At least one space needs to be labeled with the default attribute. This should be the space that the processor accesses with its main address bus. In terms of the rest of the specification file, this sets the default space referred to by the ‘*’ operator (see Section 7.7.1.2, “The '*' Operator”). It also has meaning to GHIDRA.
The average 32-bit processor requires only the following two space definitions.
define space ram type=ram_space size=4 default; define space register type=register_space size=4;
The wordsize attribute can be used to specify the size of the memory location referred to with a single address. If a space has wordsize two, then each address of the space refers to 16 bits of data, rather than 8 bits. If the space has size two, then there are still 216 different addresses, but since each address accesses two bytes, there are twice as many bytes, 217, in the space. If the wordsize attribute is not specified, the size of a memory location defaults to one byte (8 bits).
The general purpose registers of the processors can be named with the following define syntax:
define spacename offset=integer size=integer stringlist ;
A stringlist is either a single string or a white space separated list of strings in square brackets ‘[’ and ‘]’. A string of just “_” indicates a skip in the sequence for that definition. The offset corresponding to that position in the list of names will not have a varnode defined at it.
This defines specific varnodes within the indicated address space. Each name in the list is assigned to a varnode in turn starting at the indicated offset within the space. Each varnode occupies the indicated number of bytes in size. There is no restriction on size, and by reusing the same offset in different define statements, overlapping varnodes are allowed. This is most often used to give registers their standard names but could be used to label any semantic variable that might need to be accessed globally by the processor. Overlapping register sequences like the x86 EAX/AX/AL can be easily modeled with overlapping varnode definitions.

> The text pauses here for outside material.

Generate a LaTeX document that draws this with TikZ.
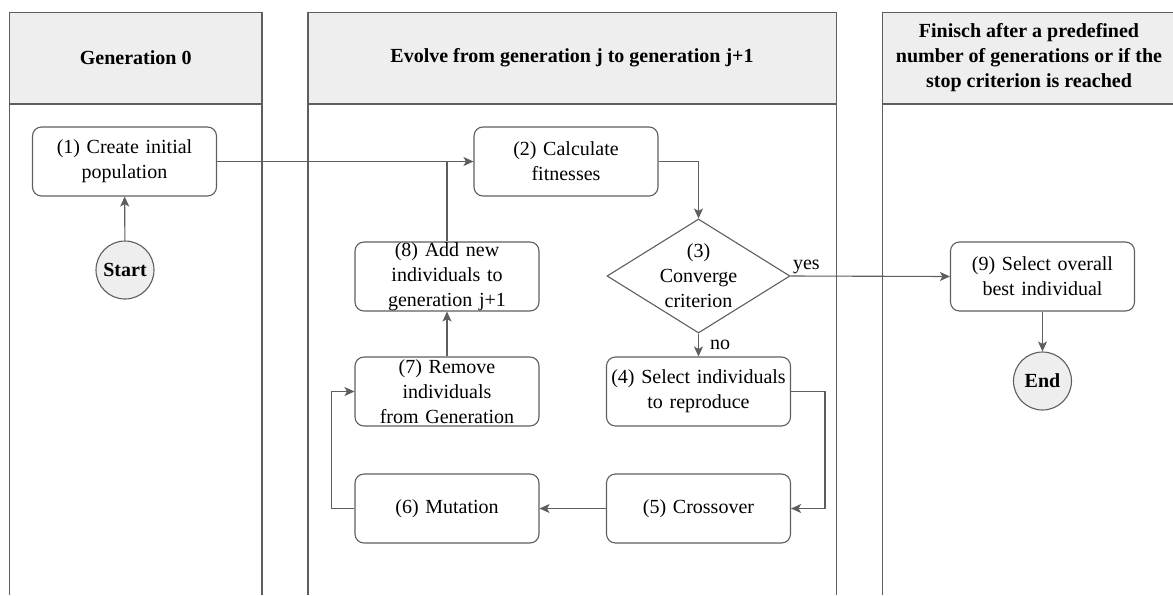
\documentclass[tikz,border=0pt]{standalone}
\usepackage{fontspec}
\setmainfont{Liberation Serif}
\newfontfamily\tnr{Liberation Serif}
\usetikzlibrary{shapes.geometric,arrows.meta}
\definecolor{linec}{HTML}{5E5E5E}
\definecolor{headfill}{HTML}{EEEEEE}
\begin{document}
\begin{tikzpicture}[x=1pt,y=-1pt,
  font=\tnr\fontsize{20}{25}\selectfont,
  lane/.style={draw=linec, line width=1.1pt},
  head/.style={font=\tnr\fontsize{20}{25}\selectfont\bfseries, align=center, inner sep=0pt},
  box/.style={draw=linec, line width=1.1pt, rounded corners=9pt, minimum width=184pt,
    minimum height=69pt, inner sep=0pt, align=center, text width=180pt},
  term/.style={circle, draw=linec, line width=1.1pt, fill=headfill, minimum size=58pt,
    inner sep=0pt, font=\tnr\fontsize{20}{25}\selectfont\bfseries},
  conn/.style={draw=linec, line width=1.1pt},
  arr/.style={conn, -{Stealth[length=10pt,width=9pt,inset=2.5pt]}},
  lbl/.style={inner sep=1pt}
]
\useasboundingbox (0,0) rectangle (1173,595);
% lanes
\fill[headfill] (9.5,12.5) rectangle (262,104);
\fill[headfill] (308,12.5) rectangle (836.5,104);
\fill[headfill] (882.5,12.5) rectangle (1173,104);
\draw[lane] (9.5,595) -- (9.5,12.5) -- (262,12.5) -- (262,595);
\draw[lane] (9.5,104) -- (262,104);
\draw[lane] (308,595) -- (308,12.5) -- (836.5,12.5) -- (836.5,595);
\draw[lane] (308,104) -- (836.5,104);
\draw[lane] (882.5,595) -- (882.5,12.5) -- (1173,12.5);
\draw[lane] (882.5,104) -- (1173,104);
\node[head] (h1) at (135.75,58) {Generation 0};
\node[head] (h2) at (572,58) {Evolve from generation j to generation j+1};
\node[head] (h3) at (1029,58) {Finisch after a predefined\\number of generations or if the\\stop criterion is reached};
% nodes
\node[box] (n1) at (124.5,161.5) {(1) Create initial\\population};
\node[term] (start) at (125,270) {Start};
\node[box] (n2) at (566,161.5) {(2) Calculate\\fitnesses};
\node[diamond, draw=linec, line width=1.1pt, minimum width=183pt, minimum height=114pt, inner sep=0pt] (d) at (698.5,276) {};
\node[align=center, inner sep=0pt] (dt) at (d.center) {(3)\\Converge\\criterion};
\node[box] (n4) at (698.5,391.5) {(4) Select individuals\\to reproduce};
\node[box] (n5) at (698.5,508.5) {(5) Crossover};
\node[box] (n6) at (447,508.5) {(6) Mutation};
\node[box] (n7) at (447,391.5) {(7) Remove\\individuals\\from Generation};
\node[box] (n8) at (447,276.5) {(8) Add new\\individuals to\\generation j+1};
\node[box] (n9) at (1042.5,276.5) {(9) Select overall\\best individual};
\node[term] (end) at (1042.5,381) {End};
% connectors
\draw[arr] (start) -- (n1);
\draw[arr] (n1) -- (n2);
\draw[conn] (n8.north) -- (n8.north |- n1.east);
\draw[arr] (n2.east) -| (d.north);
\draw[arr] (d.east) -- node[pos=0, anchor=south west, inner sep=2pt] {yes} (n9.west);
\draw[arr] (d.south) -- node[midway, anchor=west, xshift=10pt, lbl] {no} (n4.north);
\coordinate (c45) at (825,0);
\draw[arr] (n4.east) -| (c45 |- n5.east) -- (n5.east);
\draw[arr] (n5) -- (n6);
\coordinate (c67) at (331.5,0);
\draw[arr] (n6.west) -| (c67 |- n7.west) -- (n7.west);
\draw[arr] (n7) -- (n8);
\draw[arr] (n9) -- (end);
\end{tikzpicture}
\end{document}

Here is a typical example of register definition:
define register offset=0 size=4 [EAX ECX EDX EBX ESP EBP ESI EDI ]; define register offset=0 size=2 [AX _ CX _ DX _ BX _ SP _ BP _ SI _ DI]; define register offset=0 size=1 [AL AH _ _ CL CH _ _ DL DH _ _ BL BH ];
Many processors define registers that either consist of a single bit or otherwise don't use an integral number of bytes. A recurring example in many processors is the status register which is further subdivided into the overflow and result flags for the arithmetic instructions. These flags are typically have labels like ZF for the zero flag or CF for the carry flag and can be considered logical registers contained within the status register. SLEIGH allows registers to be defined like this using the define bitrange statement, but there are some important caveats with its use. A bit register like this is problematic for the underlying p-code instructions that SLEIGH models because the smallest object they can manipulate directly is a byte. In order to manipulate single bits, p-code must use a combination of bitwise logical, extension, and truncation operations. So a register defined as a bit range is not really a varnode as described in Section 1.2, “Varnodes”, but is really just a signal to the SLEIGH compiler to fill in the proper operators to simulate the bit manipulation. Using this feature may greatly increase the complexity of the compiled specification with little indication within the specification file itself.

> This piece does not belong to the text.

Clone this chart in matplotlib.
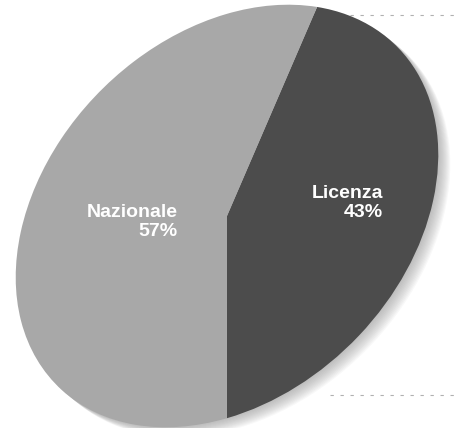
#!/usr/bin/env python3
"""
Pie chart: Licenza vs Nazionale, drawn as a tilted ellipse
"""
import matplotlib.pyplot as plt
from matplotlib.patches import Ellipse
from matplotlib.transforms import Affine2D

# Data
categories = ['Licenza', 'Nazionale']
shares = [43, 57]
colors = ['#4c4c4c', '#a8a8a8']

plt.rcParams['font.family'] = ['Liberation Sans', 'DejaVu Sans']


def main():
    fig = plt.figure(figsize=(4.56, 4.28), dpi=100)
    ax = fig.add_axes([0, 0, 1, 1])
    ax.set_xlim(0, 456)
    ax.set_ylim(0, 428)
    ax.axis('off')

    # the unit pie is stretched and turned into a tilted ellipse
    cx, cy = 227, 212
    semi_major, semi_minor, tilt = 240, 178, 45
    squash = Affine2D().scale(semi_major, semi_minor).rotate_deg(tilt)
    to_page = squash + Affine2D().translate(cx, cy) + ax.transData

    # soft drop shadow to the lower right
    for k in range(1, 13):
        shadow = Ellipse((cx + k, cy - 0.8 * k), 2 * semi_major,
                         2 * semi_minor, angle=tilt,
                         facecolor='#8c8c8c', edgecolor='none',
                         alpha=0.06, zorder=1)
        ax.add_patch(shadow)

    wedges, _ = ax.pie(shares, colors=colors, startangle=233.4,
                       counterclock=True, radius=1.0, center=(0, 0),
                       wedgeprops=dict(linewidth=0))
    for w in wedges:
        w.set_transform(to_page)
        w.set_zorder(2)
    ax.set_aspect('auto')
    ax.set_xlim(0, 456)
    ax.set_ylim(0, 428)

    # labels, right aligned inside each slice
    label_xy = [(383, 225), (178, 206)]
    for name, val, (x, y) in zip(categories, shares, label_xy):
        ax.text(x, y, '{}\n{}%'.format(name, val), color='white',
                fontsize=14, fontweight='bold', ha='right', va='center',
                multialignment='right', linespacing=1.2, zorder=3)

    # faint frame marks along the right side
    ax.plot([340, 456], [413, 413], color='#b0b0b0', lw=0.8,
            ls=(0, (3, 6)), zorder=0)
    ax.plot([330, 456], [33, 33], color='#b0b0b0', lw=0.8,
            ls=(0, (3, 6)), zorder=0)

    fig.savefig('out.png', dpi=100, facecolor='white')


if __name__ == "__main__":
    main()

define register offset=0x180 size=4 [ statusreg ]; define bitrange zf=statusreg[10,1] cf=statusreg[11,1] sf=statusreg[12,1];
A bit range register must be defined on top of another normal register. In this example, statusreg is defined first as a 4 byte register, and the bit registers themselves are built by the following define bitrange statement. A single bit register definition consists of an identifier for the register, followed by ‘=’, then the name of the register containing the bits, and finally a pair of numbers in square brackets. The first number indicates the lowest significant bit in the containing register of the bit range, where bit 0 is the least significant bit. The second number indicates the number of bits in the new register. Multiple definitions can be included in a single define bitrange statement, and the command is finally terminated with a semicolon. In the example, three new registers are defined on top of statusreg, each made up of 1 bit. The new registers zf, cf, and sf represent the tenth, eleventh, and twelfth bit of statusreg respectively.
The syntax for defining a new bit register is consistent with the pseudo bit range operator, described in Section 7.7.1.5, “Bit Range Operator”, and the resulting symbol is really just a placeholder for this operator. Whenever SLEIGH sees this symbol it generates p-code precisely as if the designer had used the bit range operator instead. Section 7.7.1.5, “Bit Range Operator”, provides some additional details about how p-code is generated, which apply to the use of bit range registers.
If a defined bit range happens to fall on byte boundaries, the new symbol will in fact be a normal varnode, so the define bitrange statement can be used as an alternate syntax for defining overlapping registers.
The specification designer can define new p-code operations using a define pcodeop statement. This statement automatically reserves an internal form for the new p-code operation and associates an identifier with it. This identifier can then be used in semantic expressions (see Section 7.7.1.8, “User-Defined Operations”). The following example defines a new p-code operation arctan.
define pcodeop arctan;
This construction should be used sparingly. The definition does not specify how the new operation is supposed to actually manipulate data, and any analysis routines cannot know what the specification designer intended. The operation will be treated as a black box. It will hold its place in syntax trees, and the routines will understand how data flows into and out of it. But, no other analysis will be possible.
New operations should be defined only after considering the above points and the general philosophy of p-code. The designer should have a detailed description of the new operation in mind, even though this cannot be put in the specification. If it all possible, the operation should be atomic, with specific inputs and outputs, and with no side-effects. The most common use of a new operation is to encapsulate actions that are too esoteric or too complicated to implement.